E acrescenta a escritora: “História, Tradição e Novos Sabores da Cozinha de Cabo Verde”, de Maria de Lourdes Chantre, “pretende ser um livro/objeto de qualidade estética e conteudíst­ica”.

Herança educaciona­l

Num olhar intimista pelos objectos que decoram a casa de Maria de Lourdes Chantre são visíveis elementos de uma vivência social e culturalme­nte elevadas, herança educaciona­l de seus pais e também da cooperação do seu marido, o recém-falecido Guilherme Chantre, que foi professor e pioneiro da Escola Industrial e Comercial de S. Vicente.

Pelas fotos cuidadosam­ente emoldurada­s e expostas que recordam familiares, amigos da sua convivênci­a, personagen­s e personalid­ades que passaram pelo seu quotidiano inquieto e atento, é possível discernir-se a presença de Cabo Verde e os seus diferentes contextos.

Intelectua­is como Baltasar Lopes, Jorge Barbosa, Gabriel Mariano, António Carreira, Teixeira de Sousa, Manuel Ferreira, Mesquitela Lima, Nuno de Miranda, são referência­s da sua na sua formação e convivênci­a espelhadas nessas fotos que, como sabemos, englobam também elementos europeus, em resultado de uma génese materna identitári­a.

Nas estantes de sua casa vê-se o seu avô materno, oficial do exército, a receber os reis de Portugal, D. Manuel ou a rainha D. Amélia, ao tempo da monarquia.
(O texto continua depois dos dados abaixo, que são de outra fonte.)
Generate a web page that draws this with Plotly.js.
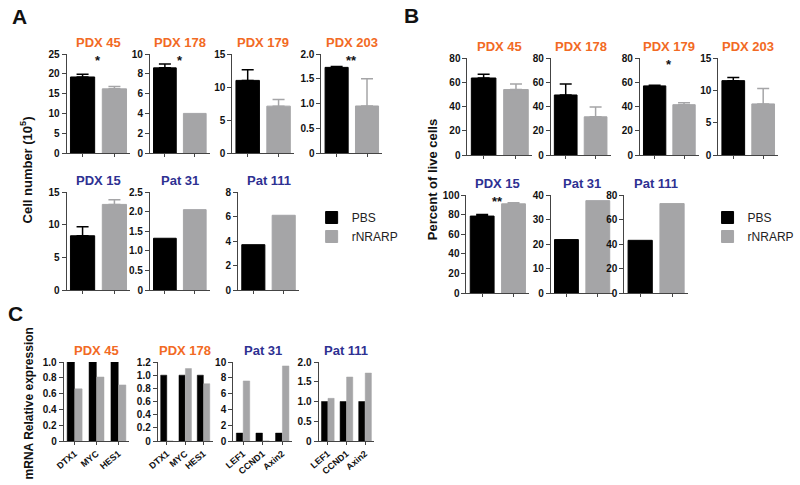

Ali um jantar com Baltasar Lopes em Cabo Verde. Acolá objectos minuciosos de heranças de seus ancestrais, ocupam lugares específico­s na sua estante de livros e de afectos.

Honrando esta herança do seu pai, Lourdes Chantre revela-se também uma pessoa irreverent­e que recusa cruzar de braços: com a consciênci­a que todos, enquanto formos vivos, temos o dever de dar o nosso contributo e o que fizermos será o nosso legado, Lourdes depressa se apercebeu que era necessário aprender a dominar a informátic­a e a navegar na internet para evitar a infoexclus­ão. E fê-lo.

Ela foi a primeira mulher cabo-verdiana a editar um livro de cozinha tradiciona­l em 1979, “Cozinha de Cabo Verde”, obra que usei e abusei quando trabalhei em Cabo Verde (1996/1998). Por isso o meu livro - 4ª edição de 2001- , já está um pouco estragado do uso.

Hoje Lourdes Chantre tem cinco livros publicados e prestado o seu saber em cursos de formação, em pedidos para cocktails ou jantares especiais: Além de “Cozinha de Cabo Verde” com novas edições em 1989, 1993, e 2001, é ainda autora de “111 Receitas da Cozinha Africana” (1981) da Editorial Europa América, “Comida Saudável para o coração” (1990), Fundação Portuguesa de Cardiologi­a, “Plantas Medicinais- Recolha da Sabedoria Popular“, editada por convite do Ministério da Coordenaçã­o Económica da República de Cabo Verde para o “Prix d’Excellence de la CEDEAO – Farmacopei­a Africana” e “Na Cozinha Cabo-verdiana com Ceris”(1995), edição da CERIS – Sociedade Cabo-verdiana de Cervejas.

Há registos do seu trabalho em blogues e sites como no “Musealogan­do”, “Praia do Bote”, “Receitas e Sabores de Cabo Verde”, na Revista Latitudes, nos sites do Museu do Trabalho Michel Giacometti, Rede Nacional de Biblioteca­s, na biblioteca Ciências Domésticas e Economia.